Case Name: Joan S. Couture v. William Henry Thompson
Court: Virginia Circuit Court
Jurisdiction: Virginia
Decision Date: 1988-05-19
Citations: 13 Va. Cir. 178
Docket Number: Case No. (Law) L87-3152
Parties: Joan S. Couture v. William Henry Thompson
Judges: 
Reporter: Virginia Circuit Court Opinions
Volume: 13
Pages: 178–180

Head Matter:
CIRCUIT COURT OF THE CITY OF NORFOLK
Joan S. Couture v. William Henry Thompson
May 19, 1988
Case No. (Law) L87-3152

Opinion:
By JUDGE JOHN W. WINSTON
Plaintiff moves this Court to overrule defendant's Demurrer and Plea of the Statute of Limitations earlier filed by his counsel (who has now withdrawn). The Court denies in part the motion as to the demurrer, grants the motion as to the statute of limitations.
What plaintiff has set out in the two counts of her Motion for Judgment in nearly all respects states a breach of a promise to marry cause of action. But since 1968 that civil cause of action has been abolished in Virginia by its General Assembly as a matter of public policy. Virginia Code § 8.01-220. Hence what plaintiff seeks to obtain from defendant in the form of compensatory damages and-punitive damages this Court now has for the most part no authority to allow. (Both compensatory and punitive (exemplary) damages could be recovered in a breach of promise to marry case, provided the facts supported such an award. See the comments in Burton etc. v. Mill et al., 78 Va. 468, 481 (1884).)

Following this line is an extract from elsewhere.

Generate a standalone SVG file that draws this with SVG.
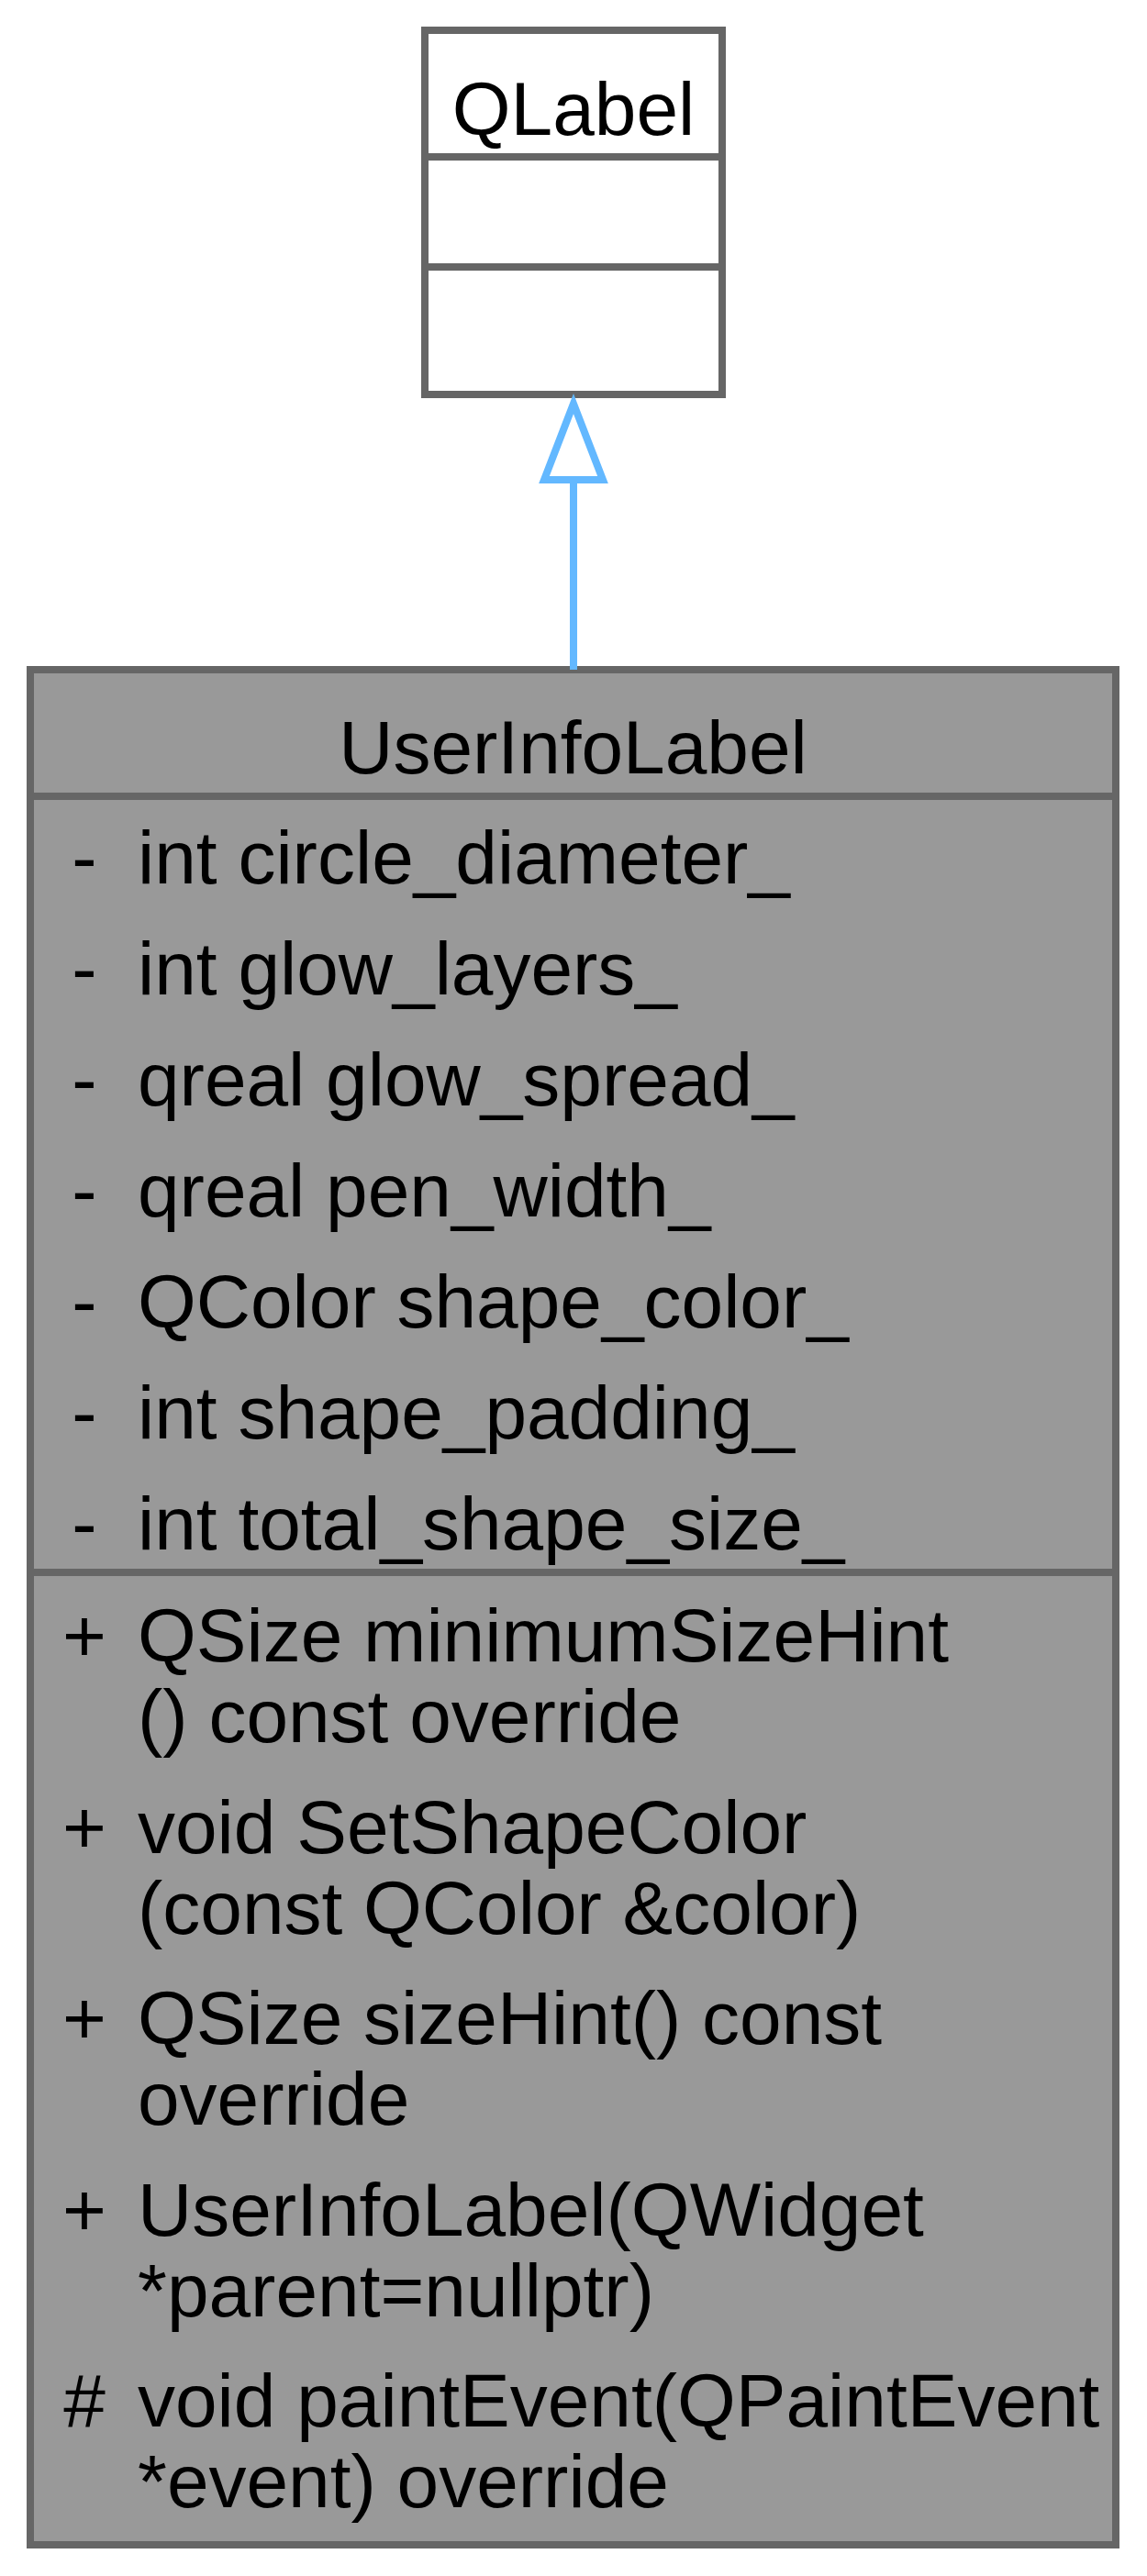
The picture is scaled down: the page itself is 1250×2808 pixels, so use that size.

Plaintiff relies upon Raftery v. Scott, 756 F.2d 335 (4th Cir. 1985), as authority for her contention that despite the prohibition of the Virginia statute above, she can still assert at least a separate cause of action entitling her to damages for the intentional infliction of emotional distress.
This Court disagrees and points out again that exemplary damages for infliction of emotional distress have always been available to an injured plaintiff in a breach of promise to marry case in Virginia if the facts justified such award. When our legislature took away the breach of promise to marry cause of action, it eliminated plaintiff's entitlement to any damage award, compensatory or punitive. It must be noted that the Virginia statute uses the language that "Notwithstanding any other provision of law to the contrary, no civil action shall lie or be maintained in this Commonwealth for breach of promise to marry .(Emphasis supplied.)
What plaintiff seeks to do here is to substitute the new cause of action for punitive damages recognized in Womack v. Eldridge, 215 Va. 338 (1974), and later Virginia cases for the old prohibited breach of promise to marry cause of action. That she cannot be permitted to do. If breach of promise to marry suits are to be ever revived in Virginia, it will have to be by act of the legislature and not by rulings of the courts.
The only monetary claims that plaintiff can now assert against defendant relate to the monies she expended for defendant's car and for his telephone calls, both done at his request, and spelled out in paragraph 6 of her Motion for Judgment. Claims of this nature appear to survive the statutory prohibition and can be pursued. See the discussion in Bryan v. Lincoln, 168 W. Va. 556, 285 S.E.2d 152 (1981). (There plaintiff was allowed to sue for $5,000.00 paid defendant to purchase her first husband's interest in joint realty. This was in anticipation that defendant would then marry plaintiff. Instead defendant purchased the realty interest with the money but remarried her first husband. The Supreme court of West Virginia noted the predominant view to be that statutes such as Virginia and West Virginia both have to "go no further than to bar actions for damages suffered from loss of marriage, humiliation, or other direct consequences of the breach and do not affect the rights of the parties relative to gifts passing between them, which are still determinable by common-law principles.") See also the Annotation mentioned by that Court and found at 46 A.L.R.3d 578, 588 et seq. (1972).
As a practical matter, the asserted fraud claims are made moot by virtue of this court's ruling on the demurrer. Nevertheless it should be stated that were they viable claims, they would not be barred by the running of the applicable one-year statute of limitations, Virginia Code § 8.01-248 and 8.01-249; Pigott v. Moran, 231 Va. 76 (1986). For plaintiff alleges fraud of a continuing nature extending right up until the existence of defendant's existing prior marriage was discovered on December 17, 1986. Since this suit was filed on December 10, 1987, the fraud claims are not time barred.
Please present an Order, noting objections, sustaining the Demurrer without leave to amend as to all of plaintiff's claims except those referred to in paragraph 6 of her Motion for Judgment and overruling the Plea of the Statute of Limitations.